How FinTech Companies Connect with Millennials and Gen Z

Millennials and Generation Z are key demographics for FinTech companies, and their influence is growing. These generations are central to the market for financial technology, with Gen Z representing an increasingly significant segment. In 2018, Gen Z had around $143 billion in spending power and is poised to become the largest generation of consumers by 2020. If FinTechs don’t effectively engage with millennials and Gen Z, they risk becoming obsolete.

Millennials (ages 24 to 40) and Gen Z (ages 8 to 23) differ significantly, so what appeals to one group might not resonate with the other. However, there are some shared characteristics FinTechs should consider when engaging these groups.

Their Relationship with Technology

Both millennials and Gen Z are deeply integrated with technology. Millennials witnessed the evolution of technology, adapting as it advanced. They remember early mobile phones and dial-up internet but have embraced new technological innovations.

Gen Z, in contrast, has never known a world without smartphones or the internet. They have grown up immersed in technology, with even the oldest among them younger than Amazon.

Their Attitudes Toward Banking and Finance

Millennials and Gen Z have distinct financial attitudes shaped by their economic environments. Many millennials began their careers during or just after the economic recession, which influenced their financial habits.

Gen Z, having grown up during the recession, witnessed its impact on their families. This has led to heightened financial anxiety, with 81% of Gen Z citing money as a major stressor and 33% identifying personal debt as a primary concern.

Both generations are more budget-conscious than previous ones, with a strong interest in saving and financial management. Gen Z tends to make practical financial decisions. Traditional financial services, however, often exclude these younger generations due to reliance on credit scores and database checks, which can be problematic for those with limited credit history.

This has resulted in a significant portion of the younger generation being underbanked. Despite this, 61% of Gen Z choose the same bank as their parents when opening accounts, but this doesn’t always mean these banks meet their needs.

Younger generations are more inclined to conduct financial transactions with technology companies, with 44% of Gen Z and 37% of millennials preferring this option over traditional banks.
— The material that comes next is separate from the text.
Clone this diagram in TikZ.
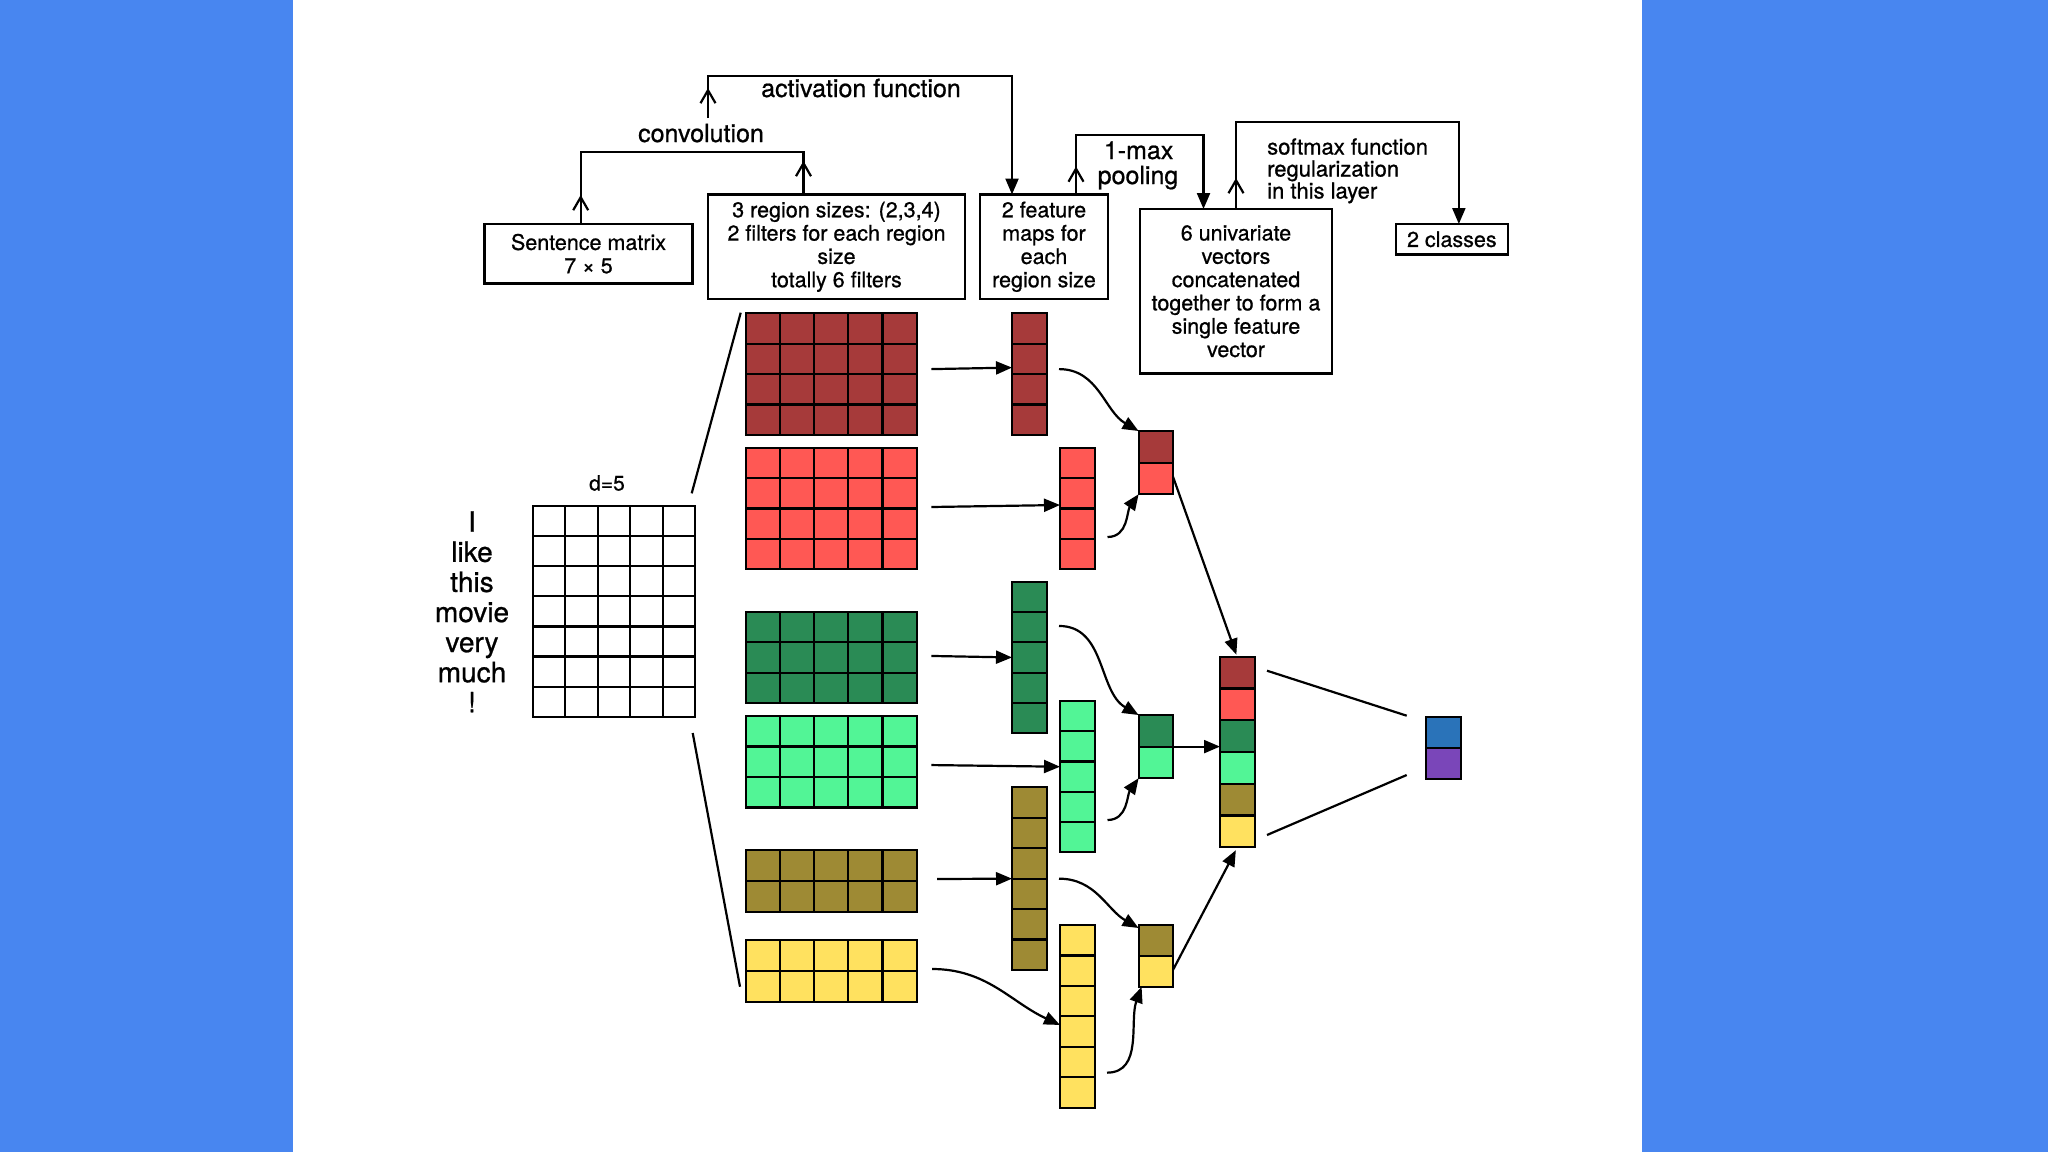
\documentclass[tikz,border=0pt]{standalone}
\usepackage{fontspec}
\setmainfont{TeX Gyre Heros}[FakeBold=0.8]
\usetikzlibrary{arrows.meta,decorations.markings,calc}
\definecolor{bgblue}{RGB}{72,134,240}
\definecolor{cdred}{RGB}{166,58,58}
\definecolor{clred}{RGB}{255,88,84}
\definecolor{cdgreen}{RGB}{42,139,85}
\definecolor{clgreen}{RGB}{82,245,150}
\definecolor{colive}{RGB}{158,138,52}
\definecolor{cyellow}{RGB}{255,225,95}
\definecolor{cblue}{RGB}{42,115,185}
\definecolor{cpurple}{RGB}{122,70,185}
\tikzset{
 conn/.style={line width=2.2pt, draw=black},
 arr/.style={conn, -{Triangle[length=16pt,width=13pt]}},
 upbarb/.style={postaction={decorate, decoration={markings, mark=at position #1 with {\arrow{Straight Barb[length=13pt,width=15pt]}}}}},
 downbarb/.style={postaction={decorate, decoration={markings, mark=at position #1 with {\arrowreversed{Straight Barb[length=13pt,width=15pt]}}}}},
 cellbox/.style={draw=black, line width=2.2pt, inner sep=0pt, outer sep=0pt},
 cellline/.style={draw=black, line width=2.2pt},
 tbox/.style={draw=black, line width=2.2pt, inner sep=0pt, outer sep=0pt, align=center, font=\fontsize{21.5}{23.3}\selectfont},
 lbl/.style={font=\fontsize{25}{27}\selectfont, inner sep=0pt},
 stxt/.style={font=\fontsize{22}{23}\selectfont, inner sep=0pt},
 word/.style={font=\fontsize{28}{30}\selectfont, inner sep=0pt},
}
% name, x0, y0, cols, rows, cw, ch, colour
\newcommand\gridblock[8]{%
  \pgfmathsetmacro\gbw{#4*#6}\pgfmathsetmacro\gbh{#5*#7}%
  \node[cellbox, fill=#8, minimum width=\gbw pt, minimum height=\gbh pt, anchor=north west] (#1) at (#2,#3) {};
  \ifnum#4>1 \foreach \i in {2,...,#4} {\draw[cellline] ({#2+(\i-1)*#6},#3) -- ++(0,\gbh);}\fi
  \ifnum#5>1 \foreach \j in {2,...,#5} {\draw[cellline] (#2,{#3+(\j-1)*#7}) -- ++(\gbw,0);}\fi
}
% name, x0, y0, cw, ch, n, colours
\newcommand\stackblock[7]{%
  \pgfmathsetmacro\sbh{#6*#5}%
  \foreach \c [count=\k from 0] in {#7} {\fill[\c] (#2,{#3+\k*#5}) rectangle ++(#4,#5);}
  \foreach \j in {2,...,#6} {\draw[cellline] (#2,{#3+(\j-1)*#5}) -- ++(#4,0);}
  \node[cellbox, minimum width=#4pt, minimum height=\sbh pt, anchor=north west] (#1) at (#2,#3) {};
}
\begin{document}
\begin{tikzpicture}[x=1pt,y=-1pt]
\useasboundingbox (0,0) rectangle (2048,1152);
\fill[bgblue] (0,0) rectangle (2048,1152);
\fill[white] (292.7,0) rectangle (1642.3,1152);

% top boxes
\node[tbox, minimum width=208pt, minimum height=59.4pt] (b1) at (588.5,253.7) {Sentence matrix\\7 × 5};
\node[tbox, minimum width=257pt, minimum height=104.5pt] (b2) at (836.5,246.75) {3 region sizes: (2,3,4)\\2 filters for each region\\size\\totally 6 filters};
\node[tbox, minimum width=128pt, minimum height=104.5pt] (b3) at (1044,246.75) {2 feature\\maps for\\each\\region size};
\node[tbox, minimum width=192pt, minimum height=164.5pt] (b4) at (1236,291.25) {6 univariate\\vectors\\concatenated\\together to form a\\single feature\\vector};
\node[tbox, minimum width=112.3pt, minimum height=30.5pt] (b5) at (1451.85,239.25) {2 classes};

% labels
\node[lbl, anchor=base] (convlbl) at (701,142) {convolution};
\node[lbl, anchor=base] (actlbl) at (861,97) {activation function};
\node[lbl, anchor=base] (maxlbl) at (1138.6,159) {1-max};
\node[lbl, anchor=base] (poollbl) at (1138,184) {pooling};
\node[stxt, anchor=base west] (sm1) at (1267,154.5) {softmax function};
\node[stxt, anchor=base west] (sm2) at (1267,176.5) {regularization};
\node[stxt, anchor=base west] (sm3) at (1267,198.5) {in this layer};

% brackets
\draw[conn, upbarb=29pt, downbarb=-33.5pt] ([xshift=-7.8pt]b1.north) -- ++(0,-72.3) -| ([xshift=-33pt]b2.north);
\coordinate (actstart) at (708,118);
\draw[arr, upbarb=30pt] (actstart) -- ++(0,-42.3) -| ([xshift=-32pt]b3.north);
\draw[arr, upbarb=28pt] ([xshift=32pt]b3.north) -- ++(0,-59.5) -| ([xshift=-32.5pt]b4.north);
\draw[arr, upbarb=31pt] (b4.north) -- ++(0,-87.3) -| ([xshift=7pt]b5.north);

% sentence matrix
\gridblock{smat}{532.7}{506}{5}{7}{32.5}{30.1}{white}
\node[font=\fontsize{21}{24}\selectfont, inner sep=0pt, anchor=base] (dlbl) at (607,490.5) {d=5};
\foreach \w [count=\k from 0] in {I,like,this,movie,very,much,!}
  \node[word, anchor=base] (w\k) at (472,{531.7+\k*30.1}) {\w};

% filters
\gridblock{f1}{745.7}{313.3}{5}{4}{34.2}{30.4}{cdred}
\gridblock{f2}{745.7}{447.7}{5}{4}{34.2}{30.4}{clred}
\gridblock{f3}{745.7}{611.7}{5}{3}{34.2}{30.5}{cdgreen}
\gridblock{f4}{745.7}{716}{5}{3}{34.2}{30.5}{clgreen}
\gridblock{f5}{745.7}{850}{5}{2}{34.2}{31}{colive}
\gridblock{f6}{745.7}{940}{5}{2}{34.2}{31}{cyellow}

% feature maps
\gridblock{m1}{1012}{313.3}{1}{4}{34.8}{30.4}{cdred}
\gridblock{m2}{1060}{447.7}{1}{4}{34.8}{30.4}{clred}
\gridblock{m3}{1012}{581.7}{1}{5}{34.8}{30.3}{cdgreen}
\gridblock{m4}{1060}{701}{1}{5}{34.8}{30.2}{clgreen}
\gridblock{m5}{1012}{787.3}{1}{6}{34.8}{30.45}{colive}
\gridblock{m6}{1060}{925}{1}{6}{34.8}{30.45}{cyellow}

% pooled
\stackblock{p1}{1138.6}{431}{34.4}{31.6}{2}{cdred,clred}
\stackblock{p2}{1138.6}{715}{34.4}{31.6}{2}{cdgreen,clgreen}
\stackblock{p3}{1138.6}{925}{34.4}{30.9}{2}{colive,cyellow}
\stackblock{cv}{1220}{656.7}{34.7}{31.75}{6}{cdred,clred,cdgreen,clgreen,colive,cyellow}
\stackblock{outv}{1426}{716.7}{34.7}{31.3}{2}{cblue,cpurple}

% sentence matrix to filters
\draw[conn] ([xshift=-3.5pt,yshift=12.7pt]smat.north east) -- ([xshift=-5pt,yshift=0.6pt]f1.north west);
\draw[conn] ([xshift=-2.5pt,yshift=-16.3pt]smat.south east) -- ([xshift=-5.7pt,yshift=15.3pt]f6.south west);

% filters to maps
\draw[arr] ([xshift=14.6pt,yshift=5pt]f1.east) -- ([yshift=6.5pt]m1.west);
\draw[arr] ([xshift=14.6pt,yshift=1.5pt]f2.east) -- ([yshift=3.5pt]m2.west);
\draw[arr] ([xshift=14.6pt,yshift=1.5pt]f3.east) -- (m3.west);
\draw[arr] ([xshift=14.6pt,yshift=-3.3pt]f4.east) -- ([yshift=9.8pt]m4.west);
\draw[arr] ([xshift=20.4pt,yshift=2pt]f5.east) -- (m5.west);
\draw[arr] ([xshift=15.4pt,yshift=2pt]f6.east) to[out=0,in=155] ([yshift=-8.6pt]m6.west);

% maps to pooled
\draw[arr] ([xshift=12.2pt,yshift=5pt]m1.east) to[out=0,in=150] (p1.north west);
\draw[arr] ([xshift=12.7pt,yshift=-28.5pt]m2.east) to[out=0,in=-125] (p1.south west);
\draw[arr] ([xshift=12.2pt,yshift=31.5pt]m3.east) to[out=0,in=150] (p2.north west);
\draw[arr] ([xshift=12.7pt,yshift=-43.5pt]m4.east) to[out=0,in=-125] (p2.south west);
\draw[arr] ([xshift=12.2pt]m5.east) to[out=0,in=150] ([yshift=-3pt]p3.north west);
\draw[arr] ([xshift=12.2pt,yshift=-56.3pt]m6.east) to[out=0,in=-110] ([xshift=3pt]p3.south west);

% pooled to concatenated
\draw[arr] ([yshift=-14.1pt]p1.east) -- ([xshift=-1pt,yshift=2pt]cv.north);
\draw[arr] (p2.east) -- (cv.west |- p2.east);
\draw[arr] ([yshift=-14pt]p3.east) -- ([xshift=-1.5pt,yshift=-3pt]cv.south);

% concatenated to output
\draw[conn] ([xshift=12.3pt,yshift=-14pt]cv.north east) -- ([xshift=-19.3pt,yshift=1pt]outv.north west);
\draw[conn] ([xshift=12.3pt,yshift=12.2pt]cv.south east) -- ([xshift=-19.3pt,yshift=4.3pt]outv.south west);
\end{tikzpicture}
\end{document}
Many millennials also have a lukewarm relationship with traditional banks, with only 28% expressing a preference for them.

There is a clear demand among millennials and Gen Z for alternatives to traditional financial services. As digital natives, they are more open to digital and technology-based financial solutions.

However, FinTechs need to actively engage these generations. For instance, 54% of Gen Z members who have opened a bank account do not plan on opening another one, regardless of incentives.

How Can FinTechs Engage Millennials and Gen Z?

FinTechs can’t assume their tech-savvy services automatically appeal to younger generations. They need to understand these generations’ needs and offer products that help them achieve their financial goals. Here are some steps FinTechs can take:

1. Be Transparent and Ethical

   According to Salesforce Research, 71% of millennials trust companies, compared to 63% of Gen Z. Only 55% of millennials and 44% of Gen Z are comfortable with how companies use their personal information. This indicates a significant distrust, especially regarding data usage.

   Millennials and Gen Z value integrity and expect companies to act ethically. Given a choice between two banks, 86% of students would choose the one with a stronger ethical focus, even if it offers fewer incentives. FinTechs must prioritize ethical practices and transparency to win over younger customers.

2. Use Technology to Support Financial Goals

   Both generations are more financially conscious and want technology that helps them save, invest, and manage money. FinTechs should design services that include savings tools, debt management features, and straightforward investment options. Educating users about their finances can also be a valuable service, as seen with Monzo’s in-app credit check.

3. Offer Seamless Digital Experiences

   Digital natives expect easy-to-use, mobile-first digital experiences. FinTechs need to provide smooth customer journeys, complemented by personal support when necessary. Traditional methods of customer verification, like credit database checks, often fail younger users. FinTechs should explore alternative verification methods to streamline digital experiences and make services more accessible to underbanked younger generations.